'The Stand up Philosopher is Standing up for Freedom
Join him, because Freedom is worth standing up for'.
For me, some of the the joy of performing philosophy, lies in making tangible all the shifts in tempo and mood, that animate the great works of philosophy. If these works were really as they are sometimes seen to be, merely abstract arguments, which are as dry on the page, as they are difficult in the mind, I doubt philosophy would matter at all, or ever be studied. On the the contrary, it is the urgency of the writing, and fascination of thought as it changes its rhythm, sometimes mid-sentence, or runs across a gamut of emotions, which makes philosophy powerful and signficant. It is these then, the complex harmonies and melodies of thought, which the stand up show, by word and expression, aims to bring to the fore.

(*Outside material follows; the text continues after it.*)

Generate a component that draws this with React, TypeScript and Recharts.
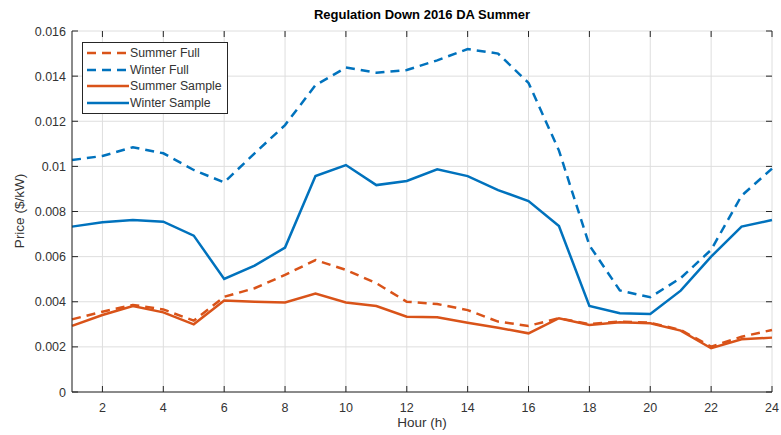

This is all the more the case when one is tracing a theme such as 'freedom' back across the ages. For in this case, the same idea has had many different aspects, moods, and even concepts attached to it. To follow such an idea is therefore to be caught in a wonderful theatre of the mind, where at one level, all is contrary ideas, and powerful passions; and yet, beyond all that tumult, lies always one great gathering theme, which is slowly becoming what it is, across the shifting arguments and passions.

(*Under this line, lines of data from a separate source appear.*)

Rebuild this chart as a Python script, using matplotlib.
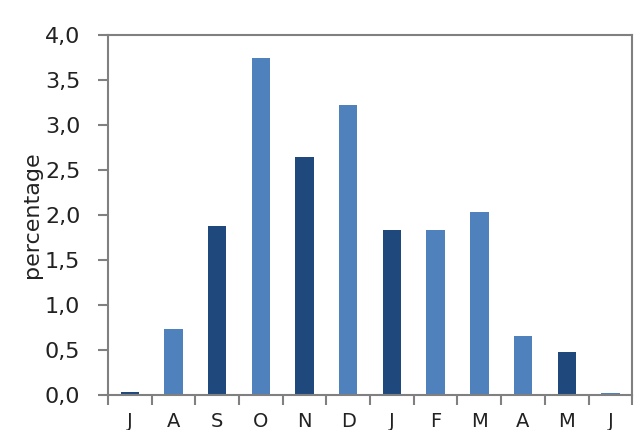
import matplotlib
matplotlib.use("Agg")
import matplotlib.pyplot as plt
from matplotlib.ticker import FuncFormatter, MultipleLocator, FixedLocator, NullFormatter

months = ["J", "A", "S", "O", "N", "D", "J", "F", "M", "A", "M", "J"]
values = [0.03, 0.73, 1.88, 3.75, 2.65, 3.22, 1.83, 1.83, 2.03, 0.66, 0.48, 0.02]
shade = ["dark", "light", "dark", "light", "dark", "light", "dark", "light", "light", "light", "dark", "light"]
palette = {"light": "#4F81BD", "dark": "#1F497D"}

fig = plt.figure(figsize=(6.36, 4.30), dpi=100)
ax = fig.add_axes([0.170, 0.0814, 0.824, 0.8372])

x = list(range(len(months)))
ax.bar(x, values, width=0.42, color=[palette[s] for s in shade], zorder=2)

ax.set_xlim(-0.5, len(months) - 0.5)
ax.set_ylim(0, 4.0)
ax.yaxis.set_major_locator(MultipleLocator(0.5))
ax.yaxis.set_major_formatter(FuncFormatter(lambda v, p: f"{v:.1f}".replace(".", ",")))

ax.set_xticks(x)
ax.set_xticklabels(months)
ax.xaxis.set_minor_locator(FixedLocator([i - 0.5 for i in range(len(months) + 1)]))
ax.xaxis.set_minor_formatter(NullFormatter())
ax.tick_params(axis="x", which="major", length=0, pad=12, labelsize=14, colors="#222222")
ax.tick_params(axis="x", which="minor", length=7, width=1.5, color="#808080", direction="out")
ax.tick_params(axis="y", length=7, width=1.5, color="#808080", direction="out", labelsize=16, labelcolor="#222222", pad=13)

for sp in ax.spines.values():
    sp.set_color("#808080")
    sp.set_linewidth(1.5)

ax.set_ylabel("percentage", fontsize=16, color="#222222", labelpad=2)

fig.savefig("out.png", dpi=100)
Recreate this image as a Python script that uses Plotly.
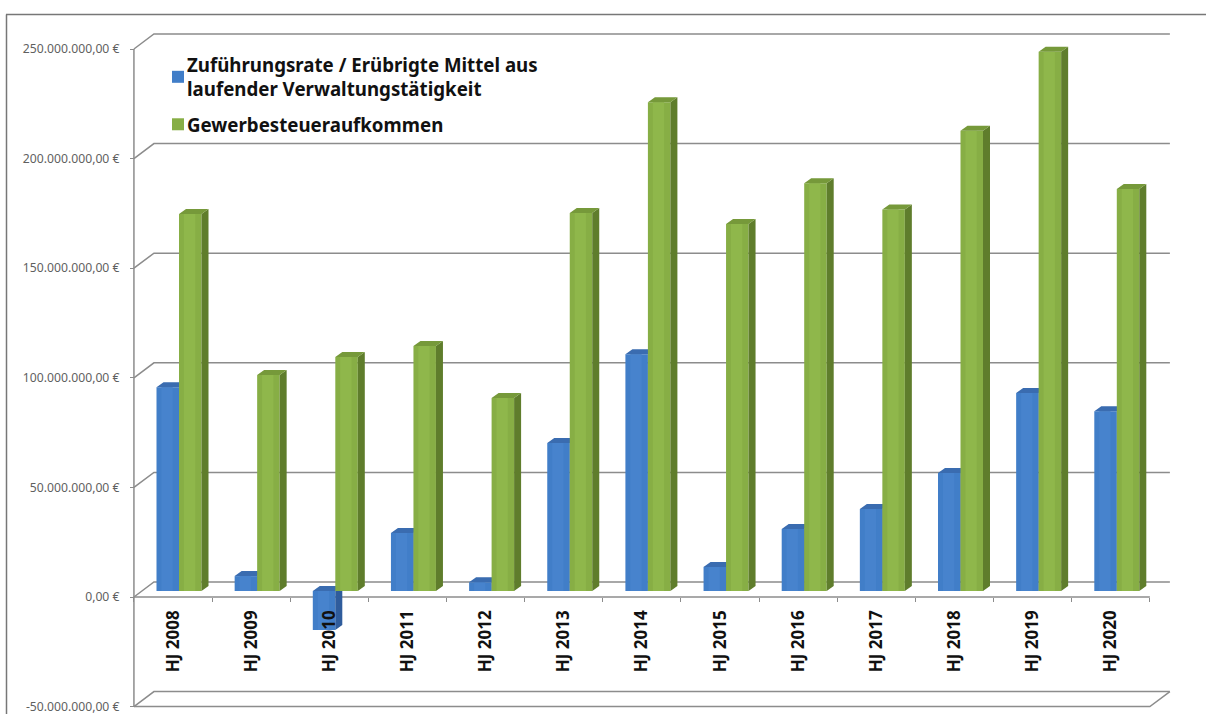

It is then this passionate and complex development which I hope is caught both in the show itself, but also in the recent trailer-come-short-film we have made of the show. This trailer ought, I thought, to stand up itself, to ask its own questions, and tell its own story, and yet it must do so in the context of the show from which it was taken. But what it shares directly with the show is the same attempt to develop one great theme, across many changes in tempo and cadence, a theme that might remain, ethereal throughout, and yet all the same is clearly gathering its own relevance and force.